Gay men’s perceptions of sexually transmissible infections and their experiences of diagnosis: ‘part of the way of life’ to feeling ‘dirty and ashamed’.
Holt M, Bernard D, Race K.
National Centre in HIV Social Research, The University of New South Wales, Sydney, NSW 2052, Australia
Background: Gay men are considerably more likely than their heterosexual peers to be diagnosed with a sexually transmissible infection (STI), yet relatively little has been published on gay men’s perceptions of STIs other than HIV. Methods: Drawing on interviews conducted with Sydney gay men, we analysed perceptions of STIs, and men’s experiences of testing and diagnosis. Results: Over half the men in the study had ever been diagnosed with an STI. STIs were generally regarded as inconvenient consequences of sexual activity.
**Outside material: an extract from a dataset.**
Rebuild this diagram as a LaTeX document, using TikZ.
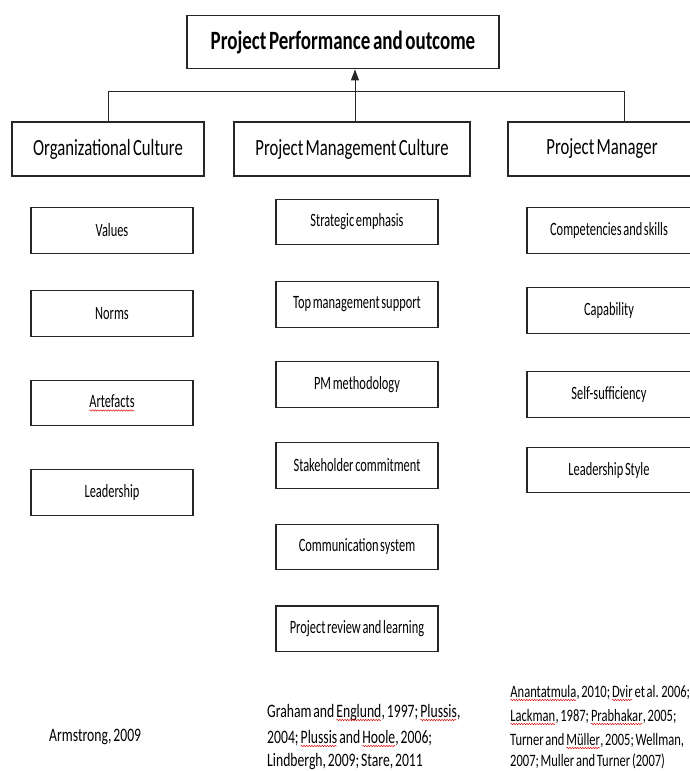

Viral, recurring STIs were viewed as being more serious than curable, bacterial STIs. However, all STIs were considered as considerably less important than HIV. Condom use and regular STI testing were the most commonly used strategies to manage the risk of STIs. Despite the relative lack of concern attributed to STIs, being diagnosed with an STI could generate feelings of shame, embarrassment and annoyance. For some men, education campaigns appeared to have helped destigmatise STIs and encourage regular testing. Conclusions: We believe that to maintain high rates of STI testing among gay men, community education efforts should continue to reduce the stigma associated with STIs and greater support should be offered to gay men when they receive an STI diagnosis.